Her talk at our cloud symposium is titled “the secret life of foodpaths,” and looks at the idea – and problem – of food as a cloud. She offers two ideas as organizing principles. From Clay Shirky and Kevin Kelly, she reminds us that “the internet runs on love,” which is quite different from the lust in food she’s often trying to generate on her blog. She quotes an “urban homesteader”, who reminds us “food is the thing we do most.”
She asks us to consider the production of honey and ideas of locality. Beehives are travelling circuses – commercial beehives are brought from field to field, pollinating different crops. People are starting to become increasingly interested in honey, in part due to colony collapse disorder, but also because of interests in local food. She introduces us to the idea of “single-origin” products. A single-origin honey might be tupelo or avacado, named for the plant the bees primarily feed on. Kristen tells us that the health benefits of honey are better for honey produced geographically close to you. Unfortunately, beekeeping is illegal in Brooklyn, but it’s an open secret that people are putting beehives on urban rooftops.
A second buzzword she examines is “source verified food”. The termshows our distrust of food labels and the difficulty of really knowing where things are from on a local level. For people who really want to know where their food is coming from, you can explore the fallen fruit of Sherman Oaks, California – a map of fruit trees shows urban explorers where they can pick up fruits that fall to the ground.

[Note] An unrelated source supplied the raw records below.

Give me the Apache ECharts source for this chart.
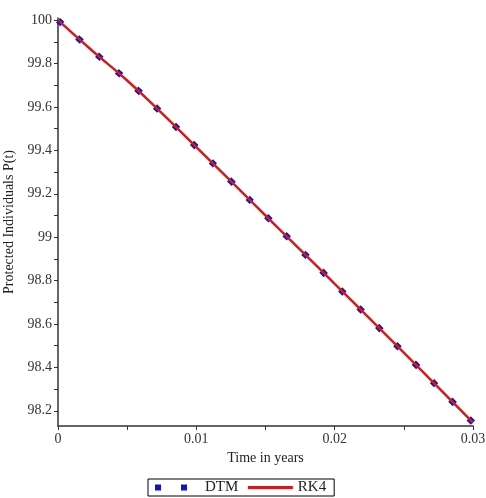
<!DOCTYPE html>
<html>
<head>
<meta charset="utf-8">
<script src="https://cdn.jsdelivr.net/npm/echarts@6/dist/echarts.min.js"></script>
<style>
  html, body { margin: 0; padding: 0; background: #fff; }
  #chart { width: 486px; height: 498px; }
</style>
</head>
<body>
<div id="chart"></div>
<script>
// time (years) and protected individuals P(t)
var times = [0, 0.0025, 0.005, 0.0075, 0.01, 0.0125, 0.015, 0.0175, 0.02, 0.0225, 0.025, 0.0275, 0.03];
var dtmValues = [100, 99.858, 99.722, 99.572, 99.415, 99.258, 99.100, 98.943, 98.785, 98.627, 98.468, 98.307, 98.145];
var rk4Values = [100, 99.858, 99.722, 99.572, 99.415, 99.258, 99.100, 98.943, 98.785, 98.627, 98.468, 98.307, 98.145];
var yLabelValues = [98.2, 98.4, 98.6, 98.8, 99, 99.2, 99.4, 99.6, 99.8, 100];
var yTickValues = [98.2, 98.3, 98.4, 98.5, 98.6, 98.7, 98.8, 98.9, 99, 99.1, 99.2, 99.3, 99.4, 99.5, 99.6, 99.7, 99.8, 99.9, 100];

function pairs(xs, ys) {
  var out = [];
  for (var i = 0; i < xs.length; i++) out.push([xs[i], ys[i]]);
  return out;
}

var font = 'Liberation Serif';

function makeOption() {
  var option = {
    animation: false,
    backgroundColor: '#fff',
    grid: { left: 58, right: 13, top: 18, bottom: 72, containLabel: false, outerBoundsMode: 'none' },
    legend: {
      left: 148,
      bottom: 2,
      borderColor: '#000',
      borderWidth: 1,
      padding: [1, 8, 1, 4],
      itemWidth: 45,
      itemHeight: 12,
      itemGap: 8,
      itemStyle: { opacity: 0 },
      textStyle: { fontFamily: font, fontSize: 15, color: '#222' },
      data: [
        { name: 'DTM', lineStyle: { width: 6, type: [6, 20], cap: 'butt' } },
        { name: 'RK4', lineStyle: { width: 3 } }
      ]
    },
    xAxis: {
      type: 'value',
      min: 0,
      max: 0.03,
      interval: 0.01,
      name: 'Time in years',
      nameLocation: 'middle',
      nameGap: 24,
      nameTextStyle: { fontFamily: font, fontSize: 14, color: '#222' },
      axisLine: { lineStyle: { color: '#333', width: 1.5 } },
      axisTick: { show: true, length: 4, lineStyle: { color: '#333' } },
      minorTick: { show: true, splitNumber: 2, length: 4, lineStyle: { color: '#333' } },
      splitLine: { show: false },
      axisLabel: {
        fontFamily: font, fontSize: 14, color: '#333', margin: 6,
        formatter: function (v) { return v === 0 ? '0' : String(+v.toFixed(2)); }
      }
    },
    yAxis: {
      type: 'value',
      min: 98.13,
      max: 100.01,
      name: 'Protected Individuals P(t)',
      nameLocation: 'middle',
      nameGap: 42,
      nameTextStyle: { fontFamily: font, fontSize: 14, color: '#222' },
      axisLine: { show: true, lineStyle: { color: '#333', width: 1.5 } },
      axisTick: { show: true, length: 4, customValues: yTickValues, lineStyle: { color: '#333' } },
      splitLine: { show: false },
      axisLabel: {
        fontFamily: font, fontSize: 14, color: '#333', margin: 6,
        customValues: yLabelValues,
        formatter: function (v) { return String(+v.toFixed(1)); }
      }
    },
    series: [
      {
        name: 'DTM',
        type: 'line',
        smooth: true,
        symbol: 'none',
        data: pairs(times, dtmValues),
        itemStyle: { color: '#1414b8' },
        lineStyle: { color: '#1414b8', width: 6, type: [6, 20], cap: 'butt' },
        z: 2
      },
      {
        name: 'RK4',
        type: 'line',
        smooth: true,
        symbol: 'none',
        data: pairs(times, rk4Values),
        itemStyle: { color: '#d01c1c' },
        lineStyle: { color: '#d01c1c', width: 2.5 },
        z: 3
      }
    ]
  };
  return option;
}

function setChart(id, option) {
  var myChart = echarts.init(document.getElementById(id));
  myChart.setOption(option);
}

setChart('chart', makeOption());
</script>
</body>
</html>
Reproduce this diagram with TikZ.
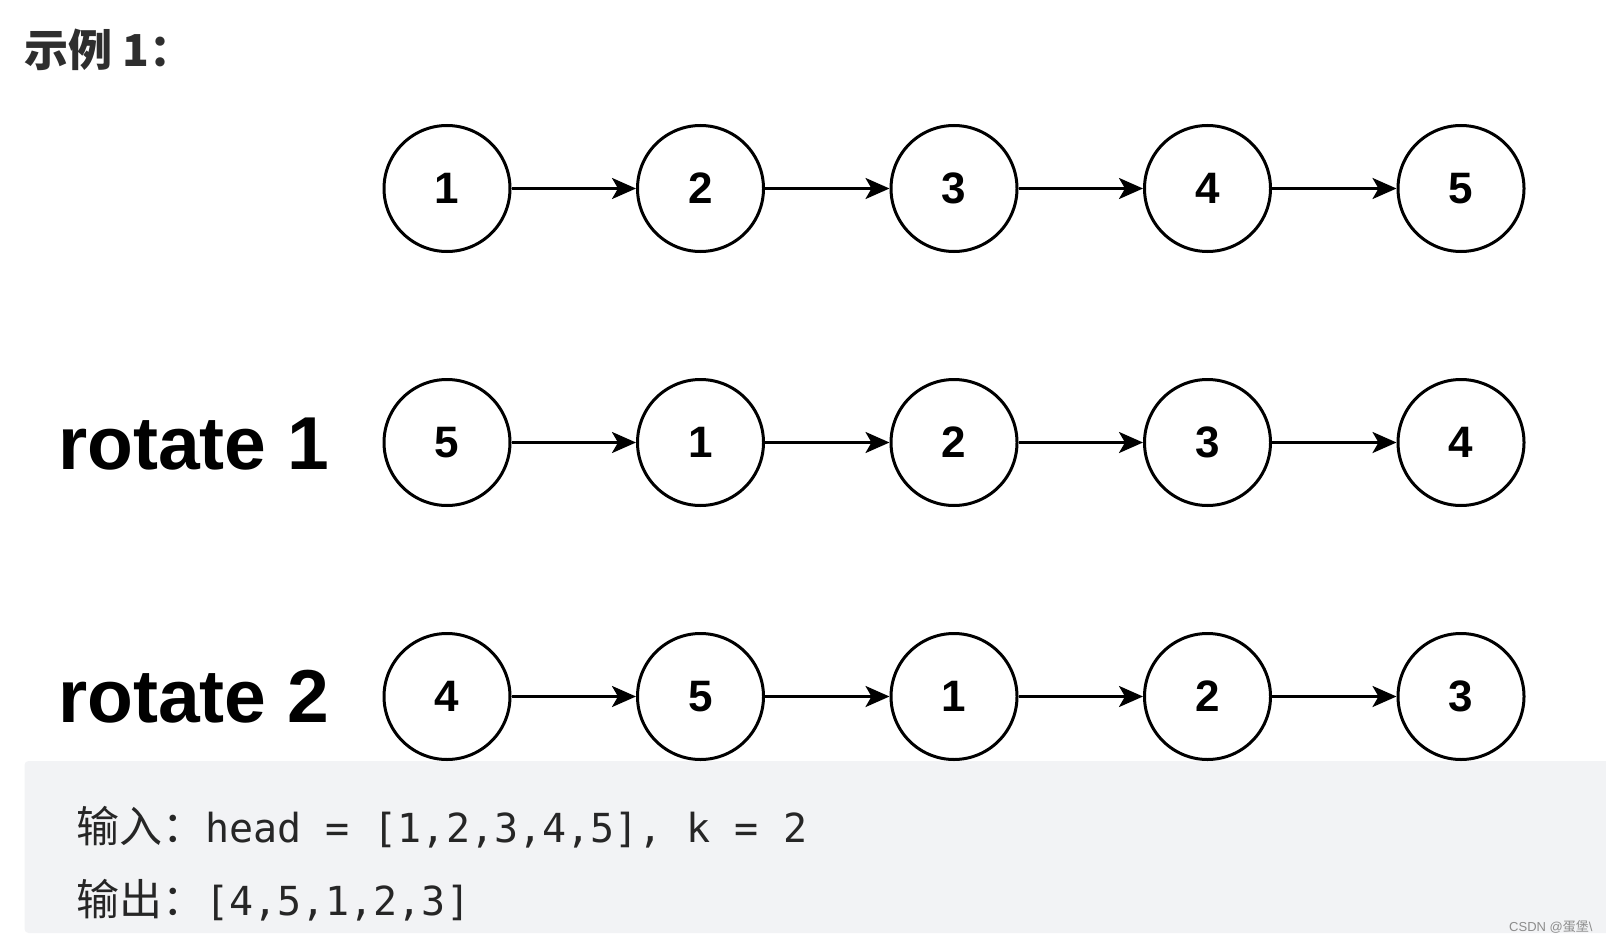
\documentclass[tikz,border=0pt]{standalone}
\usepackage{fontspec}
\setmainfont{Liberation Sans}
\newfontfamily\cjk{Noto Sans CJK SC}
\newfontfamily\codefont{DejaVu Sans Mono}
\usetikzlibrary{arrows.meta}
\definecolor{boxgray}{HTML}{F2F3F5}
\definecolor{titlecol}{HTML}{2E2E2E}
\definecolor{codecol}{HTML}{262626}
\definecolor{markcol}{HTML}{8C8C8C}
\tikzset{
  nd/.style={circle, draw, line width=3pt, minimum size=126pt, inner sep=0pt,
    font=\fontsize{44}{44}\selectfont\bfseries},
  arr/.style={line width=3pt, -{Stealth[length=24pt, width=21pt, inset=6pt]}},
  lbl/.style={anchor=base west, inner sep=0pt, font=\fontsize{75}{80}\selectfont\bfseries},
  txt/.style={anchor=base west, inner sep=0pt, text=codecol}
}
\begin{document}
\begin{tikzpicture}[x=1pt, y=-1pt]
\useasboundingbox (0,0) rectangle (1606,944);
% title
\node[anchor=base west, inner sep=0pt, text=titlecol] (title) at (24,67)
  {\cjk\bfseries\fontsize{44}{44}\selectfont 示例 1：};
% gray box
\fill[boxgray, rounded corners=4pt] (24.5,761) rectangle (1640,933);
% rows
\foreach \r/\y/\vals in {1/188.5/{1,2,3,4,5}, 2/442.5/{5,1,2,3,4}, 3/696.5/{4,5,1,2,3}} {
  \foreach \v [count=\i] in \vals {
    \node[nd] (r\r c\i) at ({447+253.5*(\i-1)}, \y) {\v};
  }
  \foreach \i [evaluate=\i as \j using int(\i+1)] in {1,2,3,4} {
    \draw[arr] (r\r c\i) -- (r\r c\j);
  }
}
% labels
\node[lbl] (rot1) at (58,469) {rotate 1};
\node[lbl] (rot2) at (58,722) {rotate 2};
% code text
\node[txt] (in) at (76,842) {{\cjk\fontsize{43}{43}\selectfont 输入：}{\codefont\fontsize{40}{40}\selectfont head = [1,2,3,4,5], k = 2}};
\node[txt] (out) at (76,915) {{\cjk\fontsize{43}{43}\selectfont 输出：}{\codefont\fontsize{40}{40}\selectfont [4,5,1,2,3]}};
% watermark
\node[anchor=base west, inner sep=0pt, text=markcol] (mark) at (1509,931)
  {\fontsize{13}{13}\selectfont CSDN @{\cjk 蛋堡}\textbackslash};
\end{tikzpicture}
\end{document}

Kristen ends her talk with an exploration of the food truck movement in NYC. A dozen or so trucks roam New York neighborhoods and sell a variety of fascinating foods. These trucks use Twitter to document their location, and often ask followers for help in figuring out where to park. You can see dialogs between trucks – an exchange between schnitzeltruck and biggayicecream, a custom ice cream truck, in Brooklyn. It’s a community, with trucks looking out for each other, raising their stature and perhaps providing protection. “When I think of my urban food map, the movements of these trucks is what I’m thinking about.”